Control Flow Verification Tool Design Document¶
This document provides an overview of an external tool to verify the protection
mechanisms implemented by Clang’s Control Flow Integrity (CFI) schemes
-fsanitize=cfi). This tool, provided a binary or DSO, should infer whether
indirect control flow operations are protected by CFI, and should output these
results in a human-readable form.
This tool should also be added as part of Clang’s continuous integration testing framework, where modifications to the compiler ensure that CFI protection schemes are still present in the final binary.
This tool will be present as a part of the LLVM toolchain, and will reside in the “/llvm/tools/llvm-cfi-verify” directory, relative to the LLVM trunk. It will be tested in two methods:
Unit tests to validate code sections, present in “/llvm/unittests/tools/llvm-cfi-verify”.
Integration tests, present in “/llvm/tools/clang/test/LLVMCFIVerify”. These integration tests are part of clang as part of a continuous integration framework, ensuring updates to the compiler that reduce CFI coverage on indirect control flow instructions are identified.
This tool will continuously validate that CFI directives are properly implemented around all indirect control flows by analysing the output machine code. The analysis of machine code is important as it ensures that any bugs present in linker or compiler do not subvert CFI protections in the final shipped binary.
Unprotected indirect control flow instructions will be flagged for manual review. These unexpected control flows may simply have not been accounted for in the compiler implementation of CFI (e.g. indirect jumps to facilitate switch statements may not be fully protected).
It may be possible in the future to extend this tool to flag unnecessary CFI directives (e.g. CFI directives around a static call to a non-polymorphic base type). This type of directive has no security implications, but may present performance impacts.
This tool will disassemble binaries and DSO’s from their machine code format and
analyse the disassembled machine code. The tool will inspect virtual calls and
indirect function calls. This tool will also inspect indirect jumps, as inlined
functions and jump tables should also be subject to CFI protections.

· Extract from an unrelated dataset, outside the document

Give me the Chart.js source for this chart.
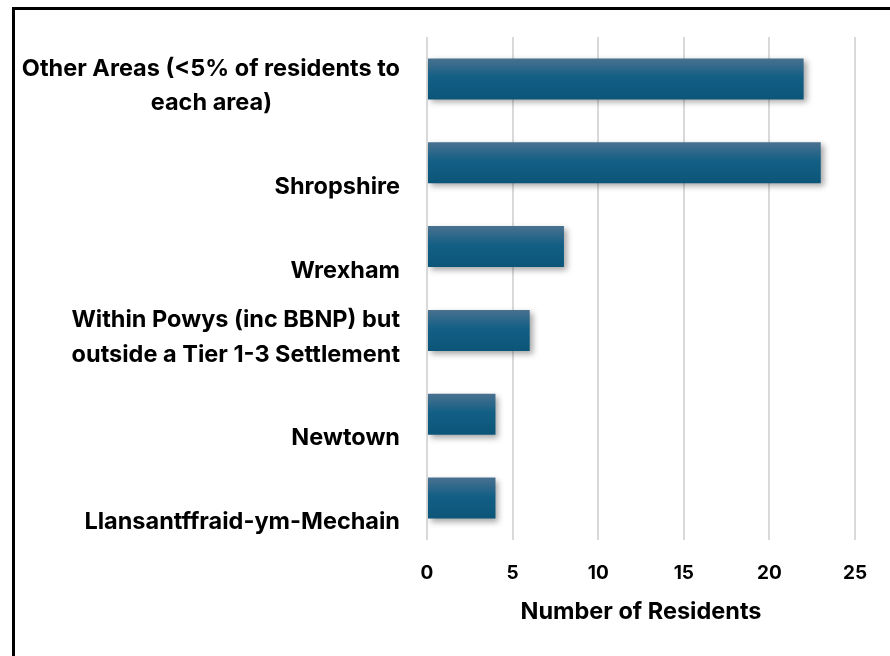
<!DOCTYPE html>
<html>
<head>
<meta charset="utf-8">
<script src="https://cdn.jsdelivr.net/npm/chart.js@4/dist/chart.umd.min.js"></script>
<style>
  html, body { margin: 0; padding: 0; background: #ffffff; }
  #wrap { position: absolute; left: 0; top: 0; width: 890px; height: 656px; }
  #frame { position: absolute; left: 12px; top: 7px; width: 900px; height: 700px;
           border-left: 3px solid #000; border-top: 3px solid #000; box-sizing: border-box; }
  canvas { position: absolute; left: 0; top: 0; }
</style>
</head>
<body>
<div id="wrap">
  <div id="frame"></div>
  <canvas id="c" width="890" height="656"></canvas>
</div>
<script>
const categories = [
  ['Other Areas (<5% of residents to', 'each area)'],
  ['', 'Shropshire'],
  ['', 'Wrexham'],
  ['Within Powys (inc BBNP) but', 'outside a Tier 1-3 Settlement'],
  ['', 'Newtown'],
  ['', 'Llansantffraid-ym-Mechain']
];
const residents = [22, 23, 8, 6, 4, 4];
const xTicks = [0, 5, 10, 15, 20, 25];
const axisTitle = 'Number of Residents';

const FONT = 'Inter, "Open Sans", sans-serif';
const LABEL_SIZE = 23.5;
const BAR_PCT = 0.49;

// centre the lines of a multi-line label within its (right-aligned) block
const measureCtx = document.createElement('canvas').getContext('2d');
measureCtx.font = 'bold ' + LABEL_SIZE + 'px ' + FONT;
function centreLines(lines) {
  const widths = lines.map(l => measureCtx.measureText(l).width);
  const maxW = Math.max(...widths);
  const sp = measureCtx.measureText(' ').width;
  return lines.map((l, i) => {
    if (!l) return l;
    const n = Math.round(((maxW - widths[i]) / 2) / sp);
    return l + ' '.repeat(n);
  });
}

function barGradient(ctx) {
  const chart = ctx.chart;
  const ys = chart.scales && chart.scales.y;
  if (!chart.chartArea || !ys || ctx.dataIndex === undefined) return '#135f85';
  const c = ys.getPixelForValue(ctx.dataIndex);
  const half = (ys.height / categories.length) * BAR_PCT / 2;
  const g = chart.ctx.createLinearGradient(0, c - half, 0, c + half);
  g.addColorStop(0, '#4a7190');
  g.addColorStop(0.45, '#135f85');
  g.addColorStop(1, '#0b5578');
  return g;
}

const barShadow = {
  id: 'barShadow',
  beforeDatasetsDraw(chart) {
    const ctx = chart.ctx;
    ctx.save();
    ctx.shadowColor = 'rgba(0,0,0,0.35)';
    ctx.shadowBlur = 6;
    ctx.shadowOffsetX = 3;
    ctx.shadowOffsetY = 3;
  },
  afterDatasetsDraw(chart) {
    chart.ctx.restore();
  }
};

new Chart(document.getElementById('c'), {
  type: 'bar',
  data: {
    labels: categories,
    datasets: [{
      data: residents,
      backgroundColor: barGradient,
      borderWidth: 0,
      categoryPercentage: 1,
      barPercentage: BAR_PCT
    }]
  },
  options: {
    indexAxis: 'y',
    responsive: false,
    animation: false,
    devicePixelRatio: 1,
    layout: { padding: { top: 37, right: 35, left: 0, bottom: 0 } },
    plugins: { legend: { display: false }, tooltip: { enabled: false } },
    scales: {
      x: {
        min: 0, max: 25,
        afterBuildTicks(scale) { scale.ticks = xTicks.map(v => ({ value: v })); },
        afterFit(scale) { scale.height = 116; scale.paddingLeft = 0; scale.paddingRight = 0; },
        grid: { color: '#d9d9d9', lineWidth: 2, drawTicks: false },
        border: { display: false },
        ticks: { color: '#000', padding: 22, font: { family: FONT, weight: 'bold', size: 19 } },
        title: {
          display: true, text: axisTitle, color: '#000',
          font: { family: FONT, weight: 'bold', size: 23.5 },
          padding: { top: 10, bottom: 30 }
        }
      },
      y: {
        afterFit(scale) { scale.width = 427; scale.paddingTop = 0; scale.paddingBottom = 0; },
        grid: { display: false, drawTicks: false },
        border: { display: false },
        ticks: {
          color: '#000', padding: 27, labelOffset: 7,
          callback: (v, i) => centreLines(categories[i]),
          font: { family: FONT, weight: 'bold', size: LABEL_SIZE, lineHeight: 1.45 }
        }
      }
    }
  },
  plugins: [barShadow]
});
</script>
</body>
</html>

Non-virtual
-fsanitize=cfi-nvcall) and cast checks (
are not implemented due to a lack of information provided by the bytecode.
The tool would operate by searching for indirect control flow instructions in
the disassembly. A control flow graph would be generated from a small buffer of
the instructions surrounding the ‘target’ control flow instruction. If the
target instruction is branched-to, the fallthrough of the branch should be the
CFI trap (on x86, this is a
ud2 instruction). If the target instruction is
the fallthrough (i.e. immediately succeeds) of a conditional jump, the
conditional jump target should be the CFI trap. If an indirect control flow
instruction does not conform to one of these formats, the target will be noted
as being CFI-unprotected.
Note that in the second case outlined above (where the target instruction is the fallthrough of a conditional jump), if the target represents a vcall that takes arguments, these arguments may be pushed to the stack after the branch but before the target instruction. In these cases, a secondary ‘spill graph’ in constructed, to ensure the register argument used by the indirect jump/call is not spilled from the stack at any point in the interim period. If there are no spills that affect the target register, the target is marked as CFI-protected.
Only machine code sections that are marked as executable will be subject to this analysis. Non-executable sections do not require analysis as any execution present in these sections has already violated the control flow integrity.
Suitable extensions may be made at a later date to include analysis for indirect control flow operations across DSO boundaries. Currently, these CFI features are only experimental with an unstable ABI, making them unsuitable for analysis.
The tool currently only supports the x86, x86_64, and AArch64 architectures.